Trying to put into words, or better yet, trying to provide a rational explanation for why one wants a baby when already has a few kids is nearly impossible. There is really no convincing anyone who just decides you're crazy. I'll admit to having thought those same kind of things when I've heard other people with already large families having more. And of course I feel bad now that I'm in the same position.
H and I didn't just jump into this one. In fact, this is the one that has garnered the most thought. We started talking about another one a year ago. I wanted one more, but H was unsure. Well it wasn't so much that he was unsure, it was more about timing. He kept saying well when we finish our Ph.Ds but I was unwilling to commit to having another baby in my 40s. Then time went on, things happened, and I stopped thinking so much about that other baby. I found I could hold babies, and not yearn for one. I enjoyed the new found freedom, we had as Piper got older. I liked having my boobs back. I liked being smaller. I enjoyed going out and drinking with friends. And the desire just slipped away.

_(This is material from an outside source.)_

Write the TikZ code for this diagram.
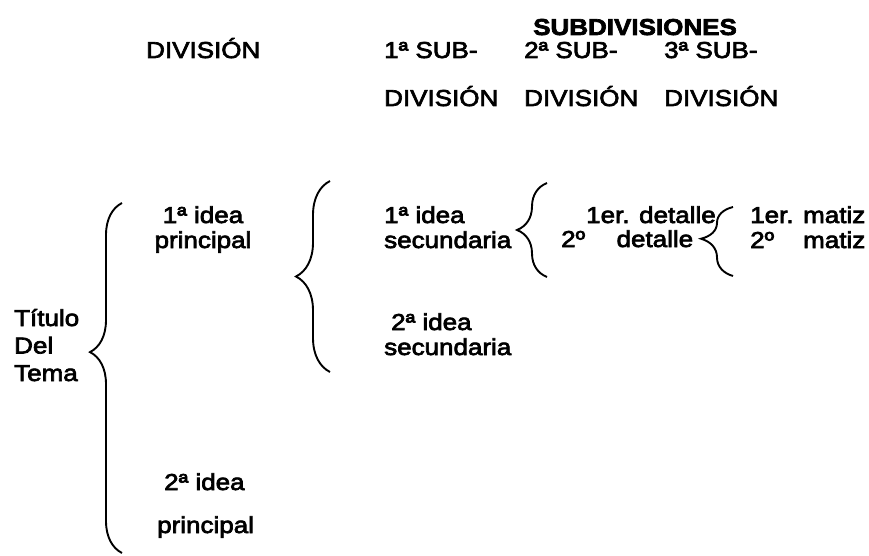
\documentclass[tikz,border=0pt]{standalone}
\usepackage{fontspec}
\setmainfont{Liberation Sans}
\newfontfamily\bodyfont{Liberation Sans}[FakeStretch=1.13]
\newfontfamily\headfont{Liberation Sans Bold}[FakeStretch=1.13]
\newcommand\heavytext[1]{\special{pdf:literal direct 2 Tr 0.7 w}#1\special{pdf:literal direct 0 Tr}}
\usetikzlibrary{decorations.pathreplacing}
\tikzset{
  txt/.style={anchor=base west, inner sep=0pt, font=\bodyfont\fontsize{23}{25}\selectfont},
  ctxt/.style={anchor=base, inner sep=0pt, font=\bodyfont\fontsize{23}{25}\selectfont},
  curly/.style={line width=1.9pt, decorate, decoration={brace, amplitude=#1}},
}
\begin{document}
\begin{tikzpicture}[x=1pt,y=-1pt]
\useasboundingbox (0,0) rectangle (869,556);
% headers
\node[txt, font=\headfont\fontsize{23}{25}\selectfont] (sub) at (533,35) {\heavytext{SUBDIVISIONES}};
\node[txt] (div) at (146,58) {\heavytext{DIVISIÓN}};
\node[txt] (s1a) at (384,58) {\heavytext{1ª SUB-}};
\node[txt] (s2a) at (524,58) {\heavytext{2ª SUB-}};
\node[txt] (s3a) at (664,58) {\heavytext{3ª SUB-}};
\node[txt] (s1b) at (384,106) {\heavytext{DIVISIÓN}};
\node[txt] (s2b) at (524,106) {\heavytext{DIVISIÓN}};
\node[txt] (s3b) at (664,106) {\heavytext{DIVISIÓN}};
% title
\node[txt] (tit) at (14,326) {\heavytext{\begin{tabular}[t]{@{}l@{}}Título\\[2.5pt] Del\\[2.5pt] Tema\end{tabular}}};
% division
\node[ctxt] (p1) at (203,223) {\heavytext{\begin{tabular}[t]{@{}c@{}}1ª idea\\ principal\end{tabular}}};
\node[txt] (p2a) at (164,490) {\heavytext{2ª idea}};
\node[txt] (p2b) at (157,533) {\heavytext{principal}};
% first subdivision
\node[txt] (sa) at (384,223) {\heavytext{\begin{tabular}[t]{@{}l@{}}1ª idea\\ secundaria\end{tabular}}};
\node[txt] (sb) at (384,330) {\heavytext{\begin{tabular}[t]{@{}l@{}}\hspace{7pt}2ª idea\\ secundaria\end{tabular}}};
% second subdivision
\node[txt] (d1) at (586,223) {\heavytext{1er. detalle}};
\node[txt] (d2) at (561,247) {\heavytext{\makebox[132pt][l]{2º\hfill detalle}}};
% third subdivision
\node[txt] (m1) at (750,223) {\heavytext{\begin{tabular}[t]{@{}l@{}}1er. matiz\\ 2º\hfill matiz\end{tabular}}};
% braces
\draw[curly=32pt, decoration={aspect=0.574}] (122,553) -- (122,203);
\draw[curly=34pt] (330,372) -- (330,181);
\draw[curly=30pt] (547,277) -- (547,183);
\draw[curly=32pt, decoration={aspect=0.54}] (733,276) -- (733,207);
\end{tikzpicture}
\end{document}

And then a few weeks ago, while looking at baby pictures, H turned to me and said "Let's have another baby." My initial reaction was "Hell no!" But he planted a seeded. For the next two weeks, we debated back and forth. We both wavered from yes to no to maybe. But there was nothing rational in the debate. It wasn't as if we could draw up a list. If we did the rational choice would so clearly be no. But the thing is that having a baby is not always about rational choice, and maybe it shouldn't be in the long run. Maybe it's okay to go ahead because it feels right, and that's where H and I were.
The turning point came for me when I realized that I was hesitating because I didn't want to gain weight. I was scared of being seen as merely a mom again. I really wanted another baby. I wanted that fourth one to round out our beasties. This is my last chance, and I knew if we decided no I wouldn't even entertain the debate. And I also realized that the reasons that held me back had much to do with desire. They had to do with wanting something that was not real...that mythical childless life, or at least a life where you simply drop the children off once or twice a week so you can go out. I made a step away from that desire. A step back towards my family, the family that sustains me and makes me whole. And I knew as soon as I saw this connection that we would be having that baby.
Because really we love the beasties. We love being around them listening to their crazy ideas, their rich worlds, their keen insights into life. We love going to Barnes and Noble and hanging out together. We enjoy lazy pool days, and autumn park afternoons. We thrive in the chaos that is our home, and it seems so right to bring beastie number 4 into this world. We'll find a way to pay it forward. H wants to foster or adopt and we may do that. But we will do something that thanks the universe for the good fortune we've been shown.